Danny joined Plan B and The Questionable Video was soon released. The video, and Danny's part, changed skateboarding forever. The follow up Virtual Reality did the same. In 1993 many riders from Blind and Plan B left to form Girl, shortly after, in 1994, Mike Ternasky tragically died in a car accident. As if the demise of Plan B and the loss of his friend and virtual father weren't enough, just as DC was getting underway, Danny suffered a near fatal injury while surfing. Recovery was long and hard, doctors were clueless at times, but by Tampa Pro 1996 Danny was rehabilitated and better than ever, winning the vert contest.

In 1997, the DC mega ramp was built and Danny broke the world's record for the highest air on a skateboard. The same day he did a 12-foot kickflip indy and bomb dropped from a helicopter into the ramp.
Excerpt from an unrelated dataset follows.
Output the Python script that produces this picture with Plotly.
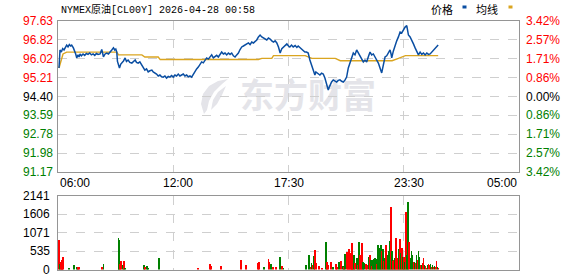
import plotly.graph_objects as go

W, H = 578, 276

# ---------------- data ----------------
title_text = "NYMEX原油[CL00Y] 2026-04-28 00:58"
prev_close = 94.40
price_ticks = [97.63, 96.82, 96.02, 95.21, 94.40, 93.59, 92.78, 91.98, 91.17]
pct_labels = ["3.42%", "2.57%", "1.71%", "0.86%", "0.00%", "0.86%", "1.71%", "2.57%", "3.42%"]
vol_ticks = [2141, 1606, 1071, 535, 0]
time_tick_min = [0, 360, 690, 1050, 1380]
time_labels = ["06:00", "12:00", "17:30", "23:30", "05:00"]
grid_min = [345, 690, 1035]

# minutes since 06:00
price_min = [3, 4, 5, 6, 10, 14, 18, 22, 26, 30, 34, 38, 41, 46, 50, 53, 56, 60, 63, 66, 70,
             75, 80, 85, 90, 95, 100, 105, 110, 115, 120, 126, 131, 134, 136, 141, 146, 151,
             156, 161, 166, 170, 173, 176, 178, 181, 184, 188, 191, 196, 201, 205, 210, 215,
             221, 226, 231, 235, 240, 245, 251, 255, 260, 265, 270, 275, 281, 285, 290, 295,
             300, 305, 310, 315, 320, 325, 330, 335, 340, 345, 350, 355, 360, 365, 370, 375,
             380, 385, 390, 395, 400, 405, 410, 415, 420, 425, 430, 435, 440, 445, 450, 455,
             460, 465, 470, 475, 480, 485, 490, 495, 500, 505, 510, 515, 520, 525, 530, 535,
             540, 545, 550, 555, 560, 565, 570, 575, 580, 585, 590, 595, 600, 605, 610, 615,
             620, 625, 630, 635, 640, 645, 650, 655, 660, 665, 670, 675, 680, 685, 690, 694,
             699, 704, 710, 715, 719, 725, 730, 735, 739, 744, 749, 754, 760, 765, 769, 772,
             775, 780, 784, 789, 794, 799, 802, 804, 807, 809, 812, 814, 819, 824, 829, 834,
             839, 844, 849, 854, 859, 864, 869, 874, 879, 884, 889, 894, 899, 904, 909, 914,
             919, 924, 929, 934, 939, 944, 949, 954, 959, 964, 969, 974, 979, 984, 989, 994,
             997, 999, 1004, 1009, 1014, 1019, 1024, 1029, 1034, 1039, 1044, 1049, 1054,
             1059, 1064, 1069, 1074, 1079, 1084, 1089, 1094, 1099, 1104, 1109, 1114, 1119,
             1124, 1129, 1134, 1138]
price_val = [95.62, 96.30, 96.00, 96.39, 96.30, 96.45, 96.39, 96.48, 96.60, 96.52, 96.62,
             96.56, 96.60, 96.48, 96.35, 96.22, 96.05, 96.18, 96.09, 96.22, 96.14,
             96.22, 96.16, 96.24, 96.20, 96.26, 96.18, 96.22, 96.16, 96.24, 96.20, 96.22,
             96.41, 96.26, 96.10, 96.22, 96.26, 96.22,
             96.33, 96.39, 96.48, 96.39, 96.43, 96.30, 95.90, 95.75, 95.62, 95.79, 95.83,
             95.92, 96.05, 95.90, 95.96, 95.86,
             95.83, 95.92, 95.96, 95.86, 95.83, 95.88, 95.75, 95.62, 95.53, 95.58, 95.45,
             95.50, 95.53, 95.45, 95.41, 95.36,
             95.28, 95.32, 95.24, 95.23, 95.28, 95.19, 95.26, 95.23, 95.30, 95.23, 95.32,
             95.28, 95.36, 95.28, 95.32, 95.36,
             95.28, 95.32, 95.24, 95.28, 95.23, 95.36, 95.45, 95.58, 95.66, 95.79, 95.88,
             95.84, 95.96, 96.05, 96.00, 96.12,
             96.18, 96.05, 96.09, 96.16, 96.09, 96.20, 96.30, 96.22, 96.26, 96.18, 96.26,
             96.20, 96.26, 96.14, 96.09, 96.18,
             96.26, 96.41, 96.52, 96.56, 96.60, 96.65, 96.69, 96.62, 96.73, 96.69, 96.76,
             96.82, 96.95, 97.03, 96.95, 96.90,
             96.86, 96.82, 96.90, 96.86, 96.78, 96.73, 96.78, 96.69, 96.52, 96.26, 96.45,
             96.52, 96.62, 96.65, 96.56, 96.52,
             96.60, 96.52, 96.58, 96.50, 96.56, 96.48, 96.43, 96.35, 96.30, 96.30, 96.26,
             95.96, 95.66, 95.45, 95.32, 95.45,
             95.41, 95.36, 95.32, 95.40, 95.36, 95.19, 95.00, 94.89, 94.75, 94.68, 94.80,
             94.89, 95.02, 95.11, 95.05, 95.02,
             95.09, 95.11, 95.05, 95.02, 95.10, 95.23, 95.62, 95.88, 96.05, 96.26, 96.18,
             96.39, 96.26, 96.09, 96.00, 95.88,
             95.96, 95.88, 96.10, 96.30, 96.18, 96.22, 96.09, 95.96, 95.83, 95.62, 95.41,
             95.75, 96.09, 96.14, 96.26, 96.39,
             96.22, 96.05, 96.35, 96.60, 96.78, 96.95, 97.16, 97.12, 97.28, 97.37, 97.43,
             97.03, 96.95,
             96.82, 96.65, 96.48, 96.30, 96.18, 96.30, 96.20, 96.26, 96.18, 96.26, 96.20,
             96.22, 96.30,
             96.39, 96.45, 96.52, 96.60]

avg_min = [3, 9, 15, 26, 176, 181, 251, 260, 300, 306, 600, 610, 640, 645, 740, 760, 830,
           845, 1000, 1019, 1040, 1138]
avg_val = [95.62, 95.96, 96.22, 96.30, 96.30, 96.18, 96.18, 96.09, 96.09, 95.98, 95.98,
           96.03, 96.03, 96.15, 96.15, 96.03, 96.03, 95.93, 95.93, 96.03, 96.15, 96.15]

vol_min = [3, 5, 9, 11, 13, 16, 34, 49, 56, 61, 64, 131, 136, 181, 183, 186, 189, 195, 198,
           201, 258, 261, 266, 270, 303, 420, 455, 457, 489, 547, 562, 598, 602, 617, 630,
           633, 637, 643, 653, 665, 670, 675,
           742, 752, 756, 759, 762, 767, 770, 774, 782, 789, 802, 806, 809, 817, 824, 832,
           836, 842, 847, 852, 857, 860, 864, 867, 870, 873, 876, 879, 881, 884, 887, 890,
           894, 898, 901, 904, 908, 911, 914, 917, 922, 925, 931, 934, 937, 940, 944, 947,
           950, 953, 956, 959, 962, 965, 968, 971, 974, 977, 980, 983, 986, 989, 992, 995,
           998, 1001, 1004, 1007, 1010, 1013, 1016, 1019, 1022, 1025, 1028, 1031, 1034,
           1037, 1040, 1043, 1046, 1049, 1052, 1055, 1058, 1061, 1064, 1067, 1070, 1073,
           1076, 1079, 1082, 1085, 1088, 1091, 1094, 1097, 1100, 1103, 1106, 1109, 1112,
           1115, 1118, 1121, 1124, 1127, 1130, 1133, 1136, 1139]
vol_val = [870, 166, 220, 190, 264, 362, 40, 117, 60, 60, 60, 60, 156, 917, 870, 166, 244,
           117, 244, 40, 137, 68, 98, 40, 342, 40, 156, 88, 98, 274, 137, 180, 225, 60, 302,
           225, 156, 60, 80, 372, 100, 30,
           127, 420, 78, 195, 127, 391, 567, 176, 98, 49, 811, 225, 127, 225, 78, 156,
           78, 225, 254, 98, 59, 450, 518, 371, 606, 391, 489, 567, 782, 274, 420, 176,
           322, 127, 811, 420, 322, 762, 225, 176, 156, 127, 371, 420, 274, 98, 274, 293,
           322, 293, 156, 713, 616, 371, 713, 538, 586, 254, 322, 713, 371, 420, 538, 831,
           1817, 538, 254, 274, 322, 909, 322, 274, 586, 880, 469, 616, 371,
           371, 225, 1661, 420, 1954, 791, 322, 538, 420, 225, 225, 195, 420,
           274, 538, 371, 127, 127, 176, 322, 127, 98, 29, 127, 156, 127,
           156, 78, 127, 59, 98, 78, 244, 59, 20]
vol_up = [1, 0, 1, 1, 1, 1, 0, 0, 0, 1, 1, 1, 0, 0, 0, 1, 1, 0, 1, 0, 0, 1, 0, 0, 0, 1, 1,
          1, 1, 1, 1, 1, 1, 0, 1, 1, 0, 1, 1, 0, 1, 0,
          0, 0, 1, 0, 1, 0, 1, 1, 1, 1, 0, 1, 1, 1, 0, 1,
          1, 0, 1, 0, 1, 0, 1, 1, 1, 1, 1, 1, 1, 1, 0, 1,
          0, 1, 0, 1, 1, 1, 0, 0, 1, 1, 0, 1, 0, 1, 0, 0,
          0, 0, 1, 0, 0, 0, 0, 1, 0, 1, 0, 1, 1, 0, 0, 0,
          1, 0, 1, 1, 0, 1, 1, 1, 0, 1, 0, 1, 0,
          1, 0, 1, 0, 0, 1, 0, 0, 0, 1, 0, 1, 0,
          1, 0, 0, 1, 0, 1, 1, 0, 1, 1, 0, 1, 1,
          0, 1, 0, 1, 0, 1, 1, 0, 1]

# ---------------- style ----------------
RED = "#ff0000"
GREEN = "#008000"
BLUE = "#0a4ea2"
GOLD = "#daa520"
GRID = "#cfcfcf"
FRAME = "#959595"
FONT = "Liberation Sans, Arial, sans-serif"


def px(x):
    return x / W


def py(y):
    return (H - y) / H


x0, x1 = px(58), px(519)
main_dom = [py(172), py(21)]
vol_dom = [py(269.5), py(196)]

fig = go.Figure()
fig.add_trace(go.Scatter(x=avg_min, y=avg_val, mode="lines",
                         line=dict(color=GOLD, width=1.4), xaxis="x", yaxis="y",
                         hoverinfo="skip"))
fig.add_trace(go.Scatter(x=price_min, y=price_val, mode="lines",
                         line=dict(color=BLUE, width=1.5), xaxis="x", yaxis="y"))
fig.add_trace(go.Bar(x=vol_min, y=vol_val,
                     marker=dict(color=[RED if u else GREEN for u in vol_up], line_width=0),
                     width=2.6, xaxis="x2", yaxis="y2"))

axis_common = dict(showgrid=True, gridcolor=GRID, griddash="dash", gridwidth=1,
                   showline=True, linecolor=FRAME, linewidth=1, mirror=True,
                   zeroline=False, showticklabels=False, ticks="", fixedrange=True)

annotations = []
shapes = []

# left price labels & right percent labels
for v, p in zip(price_ticks, pct_labels):
    if v > prev_close + 1e-9:
        c = RED
    elif v < prev_close - 1e-9:
        c = GREEN
    else:
        c = "#000000"
    annotations.append(dict(x=px(55), xref="paper", y=v, yref="y", text=f"{v:.2f}",
                            xanchor="right", yanchor="middle", showarrow=False,
                            font=dict(family=FONT, size=12, color=c)))
    annotations.append(dict(x=px(524), xref="paper", y=v, yref="y", text=p,
                            xanchor="left", yanchor="middle", showarrow=False,
                            font=dict(family=FONT, size=12, color=c)))

# volume labels
for v in vol_ticks:
    annotations.append(dict(x=px(52), xref="paper", y=v, yref="y2", text=str(v),
                            xanchor="right", yanchor="middle", showarrow=False,
                            font=dict(family=FONT, size=12, color="#000000")))

# time labels
for i, (m, t) in enumerate(zip(time_tick_min, time_labels)):
    anchor = "left" if i == 0 else ("right" if i == len(time_labels) - 1 else "center")
    annotations.append(dict(x=m, xref="x", y=py(183), yref="paper", text=t,
                            xanchor=anchor, yanchor="middle", showarrow=False,
                            font=dict(family=FONT, size=12, color="#000000")))

# title
annotations.append(dict(x=px(59), xref="paper", y=py(9), yref="paper", text=title_text,
                        xanchor="left", yanchor="middle", showarrow=False,
                        font=dict(family="Liberation Mono, Noto Sans CJK SC, monospace",
                                  size=10, color="#000000")))
# legend
annotations.append(dict(x=px(455), xref="paper", y=py(9), yref="paper", text="价格",
                        xanchor="right", yanchor="middle", showarrow=False,
                        font=dict(family="Noto Sans CJK SC", size=11, color="#000000")))
annotations.append(dict(x=px(500), xref="paper", y=py(9), yref="paper", text="均线",
                        xanchor="right", yanchor="middle", showarrow=False,
                        font=dict(family="Noto Sans CJK SC", size=11, color="#000000")))
shapes.append(dict(type="rect", xref="paper", yref="paper", x0=px(462.5), x1=px(466.5),
                   y0=py(8.5), y1=py(5.5), fillcolor=BLUE, line_width=0))
shapes.append(dict(type="rect", xref="paper", yref="paper", x0=px(508.5), x1=px(512.5),
                   y0=py(8.5), y1=py(5.5), fillcolor=GOLD, line_width=0))

# watermark (below the traces)
WM = "#e4e4e9"
shapes.append(dict(type="rect", xref="paper", yref="paper", x0=px(234), x1=px(382),
                   y0=py(118), y1=py(79), line_width=0, fillcolor="rgba(0,0,0,0)",
                   layer="below",
                   label=dict(text="<b>东方财富</b>", textposition="middle center",
                              font=dict(family="Noto Sans CJK SC", size=34, color=WM))))


def pp(pts):
    return " ".join(("M" if i == 0 else "L") + f"{px(a):.4f},{py(b):.4f}"
                    for i, (a, b) in enumerate(pts)) + " Z"


shapes.append(dict(type="path", xref="paper", yref="paper", layer="below",
                   path=pp([(204, 114), (201, 104), (203, 94), (209, 86), (218, 81),
                            (228, 79), (222, 84), (214, 92), (209, 101), (207, 110)]),
                   fillcolor=WM, line_width=0))
shapes.append(dict(type="path", xref="paper", yref="paper", layer="below",
                   path=pp([(211, 110), (213, 100), (218, 92), (226, 86), (222, 95),
                            (217, 104)]),
                   fillcolor=WM, line_width=0))

fig.update_layout(
    width=W, height=H, margin=dict(l=0, r=0, t=0, b=0),
    paper_bgcolor="#ffffff", plot_bgcolor="#ffffff", showlegend=False,
    bargap=0,
    xaxis=dict(domain=[x0, x1], range=[0, 1380], tickvals=grid_min, anchor="y",
               **axis_common),
    yaxis=dict(domain=main_dom, range=[price_ticks[-1], price_ticks[0]],
               tickvals=price_ticks[1:-1], anchor="x", **axis_common),
    xaxis2=dict(domain=[x0, x1], range=[0, 1380], tickvals=grid_min, anchor="y2",
                **axis_common),
    yaxis2=dict(domain=vol_dom, range=[0, vol_ticks[0]], tickvals=vol_ticks[1:-1],
                anchor="x2", **axis_common),
    annotations=annotations, shapes=shapes,
)

fig.write_html("out.html")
Two years later, now riding for Alien Workshop after the decision to finally close the doors on Plan B, MTV asked Danny to try the same stunts again for their Sports and Music Festival. He accepted, did the helicopter drop with a dislocated shoulder that he earned on an earlier attempt, and although he didn't beat the 1997 world record, still won the high air contest.

In the following years there were some knee and shoulder surgeries, some recovering time, and some filming for both a DC TV commercial and The DC Video. Everyone knew Danny's part would be insane, but no one could even anticipate what was to come. Between Danny's mind boggling mega ramp part in The DC Video and his unfathomable follow-up part in the Deluxe Edition less than eight months later. These two parts, packed with evidence of astronomical progression, larger than life skateboarding, and unmatched talent, proved to anyone who wouldn't already acknowledge that Danny Way is one of the greatest skateboarders ever, that he actually isn't. Danny way is the greatest skateboarder ever—period.